On how big it is for them to come from behind and win:

“Yeah, you gotta. You can’t do it until you’ve done it. That kind of focuses again on this sole group. We’ve been fortunate. There’s been a lot of those in this stadium and I think it has to do with this stadium. It’s just a tough place to play. And I know there’s other ones in our league like that, too. But ours is probably more unique or different than any other place. It can be tough on the opponent and it helps our guys. If I was going to bet on it, it was probably going to happen here, but once you do it, now you’ve got — back to that self-belief — we can do it again here at Lindsey Nelson and we’ve done it before, so why can’t we do it on another ball field.”

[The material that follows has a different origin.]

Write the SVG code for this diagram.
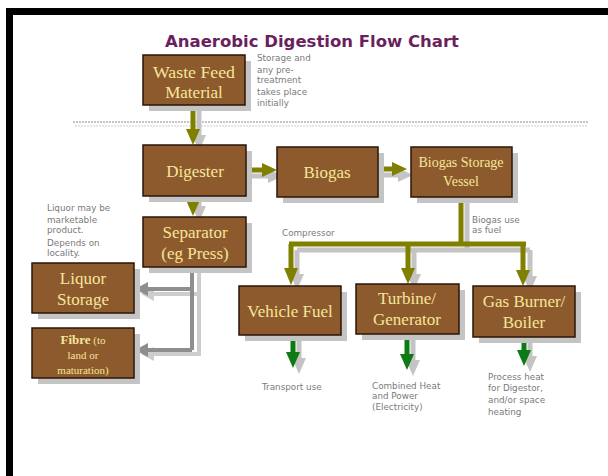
<svg xmlns="http://www.w3.org/2000/svg" width="608" height="476" viewBox="0 0 608 476">
<style>
.box{fill:#8c5a2c;stroke:#2a1608;stroke-width:1.5}
.sh{fill:#c4c4c4}
.bt{font-family:"Liberation Serif",serif;fill:#f6e69a;text-anchor:middle}
.note{font-family:"DejaVu Sans",sans-serif;font-size:8.8px;fill:#7a7a7a}
.ol{stroke:#7f7f00;stroke-width:5;fill:none}
.olh{fill:#7f7f00}
.gr{stroke:#0e7a16;stroke-width:5;fill:none}
.grh{fill:#0e7a16}
.shl{stroke:#c4c4c4;stroke-width:5;fill:none}
.shh{fill:#c4c4c4}
.gy{stroke:#8e8e8e;stroke-width:4;fill:none}
.gyh{fill:#8e8e8e}
</style>
<rect width="608" height="476" fill="#ffffff"/>
<rect x="6" y="8" width="602" height="7" fill="#000"/>
<rect x="6" y="8" width="7" height="468" fill="#000"/>
<text x="312" y="47" font-family="DejaVu Sans,sans-serif" font-size="16" font-weight="bold" fill="#6b1f5e" text-anchor="middle" textLength="294" lengthAdjust="spacingAndGlyphs">Anaerobic Digestion Flow Chart</text>
<g id="divider">
<line x1="73" y1="122" x2="588" y2="122" stroke="#8a8a8a" stroke-width="1.2" stroke-dasharray="2,1"/>
<line x1="75" y1="126" x2="588" y2="126" stroke="#cfcfcf" stroke-width="1" stroke-dasharray="2,1"/>
</g>
<g id="connectors">
<path class="shl" d="M199 111 V137"/>
<polygon class="shh" points="192,135 206,135 199,151"/>
<path class="shl" d="M252 176 H270"/>
<polygon class="shh" points="268,169 268,183 283,176"/>
<path class="shl" d="M199 202 V208"/>
<polygon class="shh" points="192,206 206,206 199,222"/>
<path class="shl" d="M384 175 H400"/>
<polygon class="shh" points="398,168 398,182 413,175"/>
<path class="shl" d="M467 203 V250 M297 250 H530 M297 250 V276 M414 250 V276 M530 250 V278"/>
<polygon class="shh" points="290,274 304,274 297,290"/>
<polygon class="shh" points="407,274 421,274 414,290"/>
<polygon class="shh" points="523,276 537,276 530,292"/>
<path class="shl" d="M299 341 V360 M413 340 V362 M530 343 V358"/>
<polygon class="shh" points="292,358 306,358 299,374"/>
<polygon class="shh" points="406,360 420,360 413,376"/>
<polygon class="shh" points="523,356 537,356 530,372"/>
<path d="M199 273 V356 M199 294 H152 M199 354 H152" stroke="#cdcdcd" stroke-width="4" fill="none"/>
<polygon points="154,287 154,301 141,294" fill="#cdcdcd"/>
<polygon points="154,347 154,361 141,354" fill="#cdcdcd"/>
<path class="ol" d="M193 105 V131"/>
<polygon class="olh" points="186,129 200,129 193,145"/>
<path class="ol" d="M246 170 H264"/>
<polygon class="olh" points="262,163 262,177 277,170"/>
<path class="ol" d="M193 196 V202"/>
<polygon class="olh" points="186,200 200,200 193,216"/>
<path class="ol" d="M378 169 H394"/>
<polygon class="olh" points="392,162 392,176 407,169"/>
<path class="ol" d="M461 197 V244 M289 244 H526 M291 244 V270 M408 244 V270 M523 244 V272"/>
<polygon class="olh" points="284,268 298,268 291,285"/>
<polygon class="olh" points="401,268 415,268 408,284"/>
<polygon class="olh" points="516,270 530,270 523,286"/>
<path class="gy" d="M192 267 V350 M192 289 H146 M192 350 H146"/>
<polygon class="gyh" points="148,282 148,296 135,289"/>
<polygon class="gyh" points="148,343 148,357 135,350"/>
<path class="gr" d="M293 335 V354 M407 334 V356 M524 337 V352"/>
<polygon class="grh" points="286,352 300,352 293,368"/>
<polygon class="grh" points="400,354 414,354 407,370"/>
<polygon class="grh" points="517,350 531,350 524,366"/>
</g>
<g id="waste-feed">
<rect class="sh" x="149" y="61" width="102" height="50"/>
<rect class="box" x="143" y="55" width="102" height="50"/>
<text class="bt" font-size="17" x="194" y="78" textLength="82" lengthAdjust="spacingAndGlyphs">Waste Feed</text>
<text class="bt" font-size="17" x="194" y="98">Material</text>
</g>
<g id="storage-note" class="note">
<text x="257" y="61">Storage and</text>
<text x="257" y="73">any pre-</text>
<text x="257" y="83">treatment</text>
<text x="257" y="95">takes place</text>
<text x="257" y="106">initially</text>
</g>
<g id="digester">
<rect class="sh" x="149" y="151" width="103" height="51"/>
<rect class="box" x="143" y="145" width="103" height="51"/>
<text class="bt" font-size="17" x="195" y="177">Digester</text>
</g>
<g id="biogas">
<rect class="sh" x="283" y="153" width="101" height="50"/>
<rect class="box" x="277" y="147" width="101" height="50"/>
<text class="bt" font-size="17" x="327" y="178">Biogas</text>
</g>
<g id="biogas-storage">
<rect class="sh" x="417" y="153" width="101" height="50"/>
<rect class="box" x="411" y="147" width="101" height="50"/>
<text class="bt" font-size="14" x="461" y="167">Biogas Storage</text>
<text class="bt" font-size="14" x="461" y="186">Vessel</text>
</g>
<g id="separator">
<rect class="sh" x="149" y="223" width="103" height="50"/>
<rect class="box" x="143" y="217" width="103" height="50"/>
<text class="bt" font-size="17" x="195" y="238">Separator</text>
<text class="bt" font-size="17" x="195" y="259">(eg Press)</text>
</g>
<g id="liquor-note" class="note">
<text x="47" y="211">Liquor may be</text>
<text x="47" y="223">marketable</text>
<text x="47" y="233">product.</text>
<text x="47" y="246">Depends on</text>
<text x="47" y="256">locality.</text>
</g>
<g id="fuel-note" class="note">
<text x="472" y="223">Biogas use</text>
<text x="472" y="233">as fuel</text>
</g>
<text class="note" x="282" y="236">Compressor</text>
<g id="liquor-storage">
<rect class="sh" x="38" y="269" width="102" height="50"/>
<rect class="box" x="32" y="263" width="102" height="50"/>
<text class="bt" font-size="17" x="83" y="284">Liquor</text>
<text class="bt" font-size="17" x="83" y="305">Storage</text>
</g>
<g id="fibre">
<rect class="sh" x="38" y="334" width="102" height="50"/>
<rect class="box" x="32" y="328" width="102" height="50"/>
<text class="bt" font-size="11" x="83" y="344"><tspan font-size="13" font-weight="bold">Fibre</tspan> (to</text>
<text class="bt" font-size="11" x="83" y="359">land or</text>
<text class="bt" font-size="11" x="83" y="374">maturation)</text>
</g>
<g id="vehicle-fuel">
<rect class="sh" x="245" y="292" width="102" height="49"/>
<rect class="box" x="239" y="286" width="102" height="49"/>
<text class="bt" font-size="17" x="290" y="317">Vehicle Fuel</text>
</g>
<g id="turbine">
<rect class="sh" x="362" y="290" width="103" height="50"/>
<rect class="box" x="356" y="284" width="103" height="50"/>
<text class="bt" font-size="17" x="407" y="304">Turbine/</text>
<text class="bt" font-size="17" x="407" y="325">Generator</text>
</g>
<g id="gas-burner">
<rect class="sh" x="479" y="292" width="102" height="51"/>
<rect class="box" x="473" y="286" width="102" height="51"/>
<text class="bt" font-size="17" x="524" y="307">Gas Burner/</text>
<text class="bt" font-size="17" x="524" y="328">Boiler</text>
</g>
<text class="note" x="262" y="390">Transport use</text>
<g id="chp-note" class="note">
<text x="372" y="389">Combined Heat</text>
<text x="372" y="399">and Power</text>
<text x="372" y="410">(Electricity)</text>
</g>
<g id="heat-note" class="note">
<text x="488" y="380">Process heat</text>
<text x="488" y="391">for Digestor,</text>
<text x="488" y="403">and/or space</text>
<text x="488" y="415">heating</text>
</g>
</svg>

On shakeups in the lineup:

“Just looking at it and seeing if we needed to do anything different. Obviously, physically and mentally – I’m not very good at standing still. When you want to do better, you can’t force it but you can try and look at things from a different perspective. Really at the end of the day when you look at the lineup, you could almost flip it. Or you had a good feeling top-to-bottom as there was some depth there. But also, there’s a little bit of a signal to encourage those guys to stay at the ball a little better. I’m glad safety worked out on the ball Griffin [Merritt] hit because that’s a great example of what he’s doing when he’s at his best and what he needs to do. Even though some of those guys great days, I really liked how competitive the at-bats were from the lineup.”

On Hunter Ensley:

“At least to my knowledge, maybe he’s got some more thoughts there going on in his head in the first inning as he really wants to gear up and do well – you really don’t need to do that. You need to play. Maybe he settled in. But me and coach A [Frank Anderson] even talked about it during BP as we were walking around the field – the guy is a ballplayer. He loves being here. He grew up probably dreaming of playing for the Vols. I think that’s always special. He’s a fighter and likes to get in there and compete. Maybe sometimes he gets too excited, as mentioned in the first inning, but overall, you know you’re going to get a guy who is competing. That helps you sleep at night, whether it goes well or it doesn’t.”

On Camden Sewell:

“In his first outing here on the Sunday, two Sundays ago, he was really good. He was throwing strikes. It looks like he is more composed – I don’t want to say smarter – but it looks like he is ding things on a little bit more of an intelligent level. He’s got that experience factor. We even mentioned it in a team meeting we had a while ago, hey the bullpen has done well and roles are being defined, but help is on the way. We don’t want to gas out any one guy at this part of the seasons. But you have a guy with experience. Win or lose with that guy on the field, I’ll sleep just fine that night, even for a guy who doesn’t sleep that well.”